Word for word, give the material below again, minus any images.

◆ **RECORDED INFORMATION**
>> BEGIN
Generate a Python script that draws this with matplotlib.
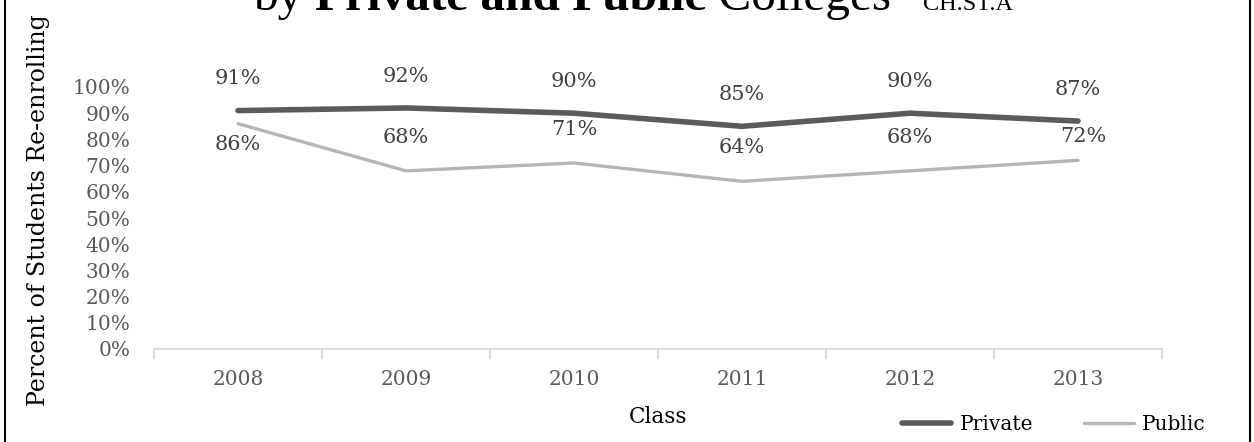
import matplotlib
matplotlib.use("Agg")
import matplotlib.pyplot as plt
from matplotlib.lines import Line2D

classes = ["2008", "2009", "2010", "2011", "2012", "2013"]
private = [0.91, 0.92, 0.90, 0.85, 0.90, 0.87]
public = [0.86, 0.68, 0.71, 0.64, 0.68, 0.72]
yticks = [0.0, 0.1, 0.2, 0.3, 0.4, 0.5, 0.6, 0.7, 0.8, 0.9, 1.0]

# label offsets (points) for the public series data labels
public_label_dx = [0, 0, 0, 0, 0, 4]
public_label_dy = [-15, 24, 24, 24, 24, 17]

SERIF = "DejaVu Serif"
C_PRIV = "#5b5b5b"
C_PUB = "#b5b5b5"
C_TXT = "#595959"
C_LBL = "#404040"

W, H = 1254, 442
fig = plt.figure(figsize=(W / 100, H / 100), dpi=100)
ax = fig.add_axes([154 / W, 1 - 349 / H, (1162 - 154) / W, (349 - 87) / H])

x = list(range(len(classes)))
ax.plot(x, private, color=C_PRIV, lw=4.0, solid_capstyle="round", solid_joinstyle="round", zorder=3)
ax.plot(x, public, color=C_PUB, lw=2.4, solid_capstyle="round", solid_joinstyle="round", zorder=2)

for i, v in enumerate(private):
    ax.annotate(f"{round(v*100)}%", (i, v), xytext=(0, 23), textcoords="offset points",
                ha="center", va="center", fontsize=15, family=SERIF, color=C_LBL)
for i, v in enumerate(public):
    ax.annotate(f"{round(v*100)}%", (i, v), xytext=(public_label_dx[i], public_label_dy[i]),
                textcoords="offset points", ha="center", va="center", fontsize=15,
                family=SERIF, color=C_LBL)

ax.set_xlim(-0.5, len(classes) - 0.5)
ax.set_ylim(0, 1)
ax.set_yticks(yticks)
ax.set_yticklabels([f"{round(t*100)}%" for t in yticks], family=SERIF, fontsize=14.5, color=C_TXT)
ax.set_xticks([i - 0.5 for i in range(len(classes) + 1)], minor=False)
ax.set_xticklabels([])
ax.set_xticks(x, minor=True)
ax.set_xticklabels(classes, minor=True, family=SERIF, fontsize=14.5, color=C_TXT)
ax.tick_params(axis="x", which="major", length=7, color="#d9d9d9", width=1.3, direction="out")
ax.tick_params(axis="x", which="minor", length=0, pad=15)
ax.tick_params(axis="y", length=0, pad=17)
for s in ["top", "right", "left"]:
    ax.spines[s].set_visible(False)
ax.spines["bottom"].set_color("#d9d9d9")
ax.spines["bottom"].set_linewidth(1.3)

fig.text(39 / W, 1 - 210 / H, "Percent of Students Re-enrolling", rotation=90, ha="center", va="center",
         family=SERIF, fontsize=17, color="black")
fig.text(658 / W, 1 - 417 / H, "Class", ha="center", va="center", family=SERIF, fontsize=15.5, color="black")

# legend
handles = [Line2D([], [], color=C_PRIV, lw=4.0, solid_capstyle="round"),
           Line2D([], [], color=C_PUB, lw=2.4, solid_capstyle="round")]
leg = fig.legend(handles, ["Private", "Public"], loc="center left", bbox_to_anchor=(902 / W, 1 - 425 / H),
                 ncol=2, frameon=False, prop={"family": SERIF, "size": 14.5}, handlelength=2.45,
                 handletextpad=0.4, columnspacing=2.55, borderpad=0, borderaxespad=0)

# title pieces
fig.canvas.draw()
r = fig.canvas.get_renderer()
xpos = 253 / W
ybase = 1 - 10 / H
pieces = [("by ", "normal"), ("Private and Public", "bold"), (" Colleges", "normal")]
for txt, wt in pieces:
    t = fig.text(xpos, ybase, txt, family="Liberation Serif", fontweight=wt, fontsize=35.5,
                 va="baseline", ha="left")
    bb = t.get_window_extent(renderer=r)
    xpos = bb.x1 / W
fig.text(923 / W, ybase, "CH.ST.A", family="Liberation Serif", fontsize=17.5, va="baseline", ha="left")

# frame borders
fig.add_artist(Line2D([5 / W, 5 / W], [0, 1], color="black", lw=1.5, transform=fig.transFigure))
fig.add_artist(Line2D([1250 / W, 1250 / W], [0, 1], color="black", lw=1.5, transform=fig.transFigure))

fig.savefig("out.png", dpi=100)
>> END
◆ **TASK SOLUTION**
Generate a Python script that draws this with matplotlib.
import matplotlib
matplotlib.use("Agg")
import matplotlib.pyplot as plt
from matplotlib.lines import Line2D

classes = ["2008", "2009", "2010", "2011", "2012", "2013"]
private = [0.91, 0.92, 0.90, 0.85, 0.90, 0.87]
public = [0.86, 0.68, 0.71, 0.64, 0.68, 0.72]
yticks = [0.0, 0.1, 0.2, 0.3, 0.4, 0.5, 0.6, 0.7, 0.8, 0.9, 1.0]

# label offsets (points) for the public series data labels
public_label_dx = [0, 0, 0, 0, 0, 4]
public_label_dy = [-15, 24, 24, 24, 24, 17]

SERIF = "DejaVu Serif"
C_PRIV = "#5b5b5b"
C_PUB = "#b5b5b5"
C_TXT = "#595959"
C_LBL = "#404040"

W, H = 1254, 442
fig = plt.figure(figsize=(W / 100, H / 100), dpi=100)
ax = fig.add_axes([154 / W, 1 - 349 / H, (1162 - 154) / W, (349 - 87) / H])

x = list(range(len(classes)))
ax.plot(x, private, color=C_PRIV, lw=4.0, solid_capstyle="round", solid_joinstyle="round", zorder=3)
ax.plot(x, public, color=C_PUB, lw=2.4, solid_capstyle="round", solid_joinstyle="round", zorder=2)

for i, v in enumerate(private):
    ax.annotate(f"{round(v*100)}%", (i, v), xytext=(0, 23), textcoords="offset points",
                ha="center", va="center", fontsize=15, family=SERIF, color=C_LBL)
for i, v in enumerate(public):
    ax.annotate(f"{round(v*100)}%", (i, v), xytext=(public_label_dx[i], public_label_dy[i]),
                textcoords="offset points", ha="center", va="center", fontsize=15,
                family=SERIF, color=C_LBL)

ax.set_xlim(-0.5, len(classes) - 0.5)
ax.set_ylim(0, 1)
ax.set_yticks(yticks)
ax.set_yticklabels([f"{round(t*100)}%" for t in yticks], family=SERIF, fontsize=14.5, color=C_TXT)
ax.set_xticks([i - 0.5 for i in range(len(classes) + 1)], minor=False)
ax.set_xticklabels([])
ax.set_xticks(x, minor=True)
ax.set_xticklabels(classes, minor=True, family=SERIF, fontsize=14.5, color=C_TXT)
ax.tick_params(axis="x", which="major", length=7, color="#d9d9d9", width=1.3, direction="out")
ax.tick_params(axis="x", which="minor", length=0, pad=15)
ax.tick_params(axis="y", length=0, pad=17)
for s in ["top", "right", "left"]:
    ax.spines[s].set_visible(False)
ax.spines["bottom"].set_color("#d9d9d9")
ax.spines["bottom"].set_linewidth(1.3)

fig.text(39 / W, 1 - 210 / H, "Percent of Students Re-enrolling", rotation=90, ha="center", va="center",
         family=SERIF, fontsize=17, color="black")
fig.text(658 / W, 1 - 417 / H, "Class", ha="center", va="center", family=SERIF, fontsize=15.5, color="black")

# legend
handles = [Line2D([], [], color=C_PRIV, lw=4.0, solid_capstyle="round"),
           Line2D([], [], color=C_PUB, lw=2.4, solid_capstyle="round")]
leg = fig.legend(handles, ["Private", "Public"], loc="center left", bbox_to_anchor=(902 / W, 1 - 425 / H),
                 ncol=2, frameon=False, prop={"family": SERIF, "size": 14.5}, handlelength=2.45,
                 handletextpad=0.4, columnspacing=2.55, borderpad=0, borderaxespad=0)

# title pieces
fig.canvas.draw()
r = fig.canvas.get_renderer()
xpos = 253 / W
ybase = 1 - 10 / H
pieces = [("by ", "normal"), ("Private and Public", "bold"), (" Colleges", "normal")]
for txt, wt in pieces:
    t = fig.text(xpos, ybase, txt, family="Liberation Serif", fontweight=wt, fontsize=35.5,
                 va="baseline", ha="left")
    bb = t.get_window_extent(renderer=r)
    xpos = bb.x1 / W
fig.text(923 / W, ybase, "CH.ST.A", family="Liberation Serif", fontsize=17.5, va="baseline", ha="left")

# frame borders
fig.add_artist(Line2D([5 / W, 5 / W], [0, 1], color="black", lw=1.5, transform=fig.transFigure))
fig.add_artist(Line2D([1250 / W, 1250 / W], [0, 1], color="black", lw=1.5, transform=fig.transFigure))

fig.savefig("out.png", dpi=100)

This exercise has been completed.